• **TASK**
Leave out the pictures and retype only the lines from the opening line to the line that holds "[termStyle] (#1) at", both ends included.
···
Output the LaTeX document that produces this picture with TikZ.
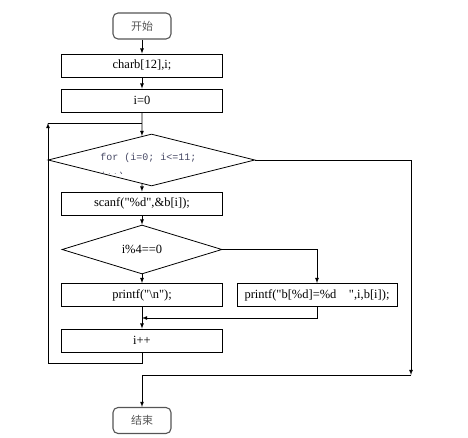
\documentclass[tikz,border=0pt]{standalone}
\usepackage{fontspec}
\setmainfont{Liberation Serif}
\newfontfamily\cjkfont{Noto Sans CJK SC}
\newfontfamily\condfont{Liberation Mono}
\usetikzlibrary{shapes.geometric,calc}
\tikzstyle{chart} = [x = 1pt, y = -1pt, >=latex, line width = .8pt]
\definecolor{termColor}{RGB}{85,85,85}
\definecolor{condColor}{RGB}{70,72,100}
\tikzstyle{stepStyle} = [draw, rectangle, minimum width = 161pt, minimum height = 23pt, inner sep = 0pt, font = \fontsize{12.5}{14}\selectfont]
\tikzstyle{termStyle} = [draw = termColor, rectangle, rounded corners = 5pt, line width = 1.1pt, minimum width = 58pt, minimum height = 26pt, text = termColor, font = \cjkfont\fontsize{11}{13}\selectfont]
\tikzstyle{testStyle} = [draw, diamond, inner sep = 0pt, font = \fontsize{12.5}{14}\selectfont]
\tikzstyle{condText} = [text = condColor, align = left, inner sep = 0pt, font = \condfont\fontsize{10}{19}\selectfont]
\newcommand{\q}{\textquotedbl}
\newcommand{\stepBox}[4]{\node [stepStyle] (#1) at (#2, #3) {#4};}
\newcommand{\termBox}[4]{\node [termStyle] (#1) at (#2, #3) {#4};}

\begin{document}
\begin{tikzpicture}[chart]
  \useasboundingbox (0,0) rectangle (468,438);
  % boxes
  \termBox{begin}{142}{26}{开始}
  \stepBox{decl}{142}{65.5}{charb[12],i;}
  \stepBox{init}{142}{100.5}{i=0}
  \node [testStyle, minimum width = 207pt, minimum height = 52pt] (loopTest) at (151.5,160) {};
  \begin{scope}
    \clip (loopTest.west |- 0,140) rectangle (loopTest.east |- 0,173.5);
    \node [condText] (loopCond) at (148.5,167.5) {for (i=0; i<=11;\\i++)};
  \end{scope}
  \stepBox{scan}{142}{203.5}{scanf(\q\%d\q,\&b[i]);}
  \node [testStyle, minimum width = 160pt, minimum height = 45pt] (modTest) at (142,249.5) {i\%4==0};
  \stepBox{newline}{142}{295}{printf(\q\textbackslash n\q);}
  \node [stepStyle, minimum width = 160pt] (show) at (317,295) {printf(\q b[\%d]=\%d\ \ \ \ \q,i,b[i]);};
  \stepBox{inc}{142}{340.5}{i++}
  \termBox{finish}{142}{420.5}{结束}

  % connectors
  \coordinate (testIn) at ($(loopTest.north)!0.092!(loopTest.west)$);
  \coordinate (testOut) at ($(loopTest.south)!0.092!(loopTest.west)$);
  \coordinate (loopTop) at (48,123);
  \coordinate (join) at (142,318);
  \coordinate (exitCorner) at (411,375);
  \draw [->] (begin) -- (decl);
  \draw [->] (decl) -- (init);
  \draw [->] (init) -- (testIn);
  \draw [->] (testOut) -- (scan);
  \draw [->] (scan) -- (modTest);
  \draw [->] (modTest) -- (newline);
  \draw [->] (modTest.east) -| (show.north);
  \draw [->] (show.south) |- (join);
  \draw [->] (newline) -- (inc);
  \draw [->] (inc.south) -- ++(0,11) -| (loopTop);
  \draw (loopTop) -- (init.south |- loopTop);
  \draw [->] (loopTest.east) -| (exitCorner);
  \draw [->] (exitCorner) -| (finish);
\end{tikzpicture}
\end{document}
···
• **OUTPUT FOR THIS TASK**
Output the LaTeX document that produces this picture with TikZ.
\documentclass[tikz,border=0pt]{standalone}
\usepackage{fontspec}
\setmainfont{Liberation Serif}
\newfontfamily\cjkfont{Noto Sans CJK SC}
\newfontfamily\condfont{Liberation Mono}
\usetikzlibrary{shapes.geometric,calc}
\tikzstyle{chart} = [x = 1pt, y = -1pt, >=latex, line width = .8pt]
\definecolor{termColor}{RGB}{85,85,85}
\definecolor{condColor}{RGB}{70,72,100}
\tikzstyle{stepStyle} = [draw, rectangle, minimum width = 161pt, minimum height = 23pt, inner sep = 0pt, font = \fontsize{12.5}{14}\selectfont]
\tikzstyle{termStyle} = [draw = termColor, rectangle, rounded corners = 5pt, line width = 1.1pt, minimum width = 58pt, minimum height = 26pt, text = termColor, font = \cjkfont\fontsize{11}{13}\selectfont]
\tikzstyle{testStyle} = [draw, diamond, inner sep = 0pt, font = \fontsize{12.5}{14}\selectfont]
\tikzstyle{condText} = [text = condColor, align = left, inner sep = 0pt, font = \condfont\fontsize{10}{19}\selectfont]
\newcommand{\q}{\textquotedbl}
\newcommand{\stepBox}[4]{\node [stepStyle] (#1) at (#2, #3) {#4};}
\newcommand{\termBox}[4]{\node [termStyle] (#1) at (#2, #3) {#4};}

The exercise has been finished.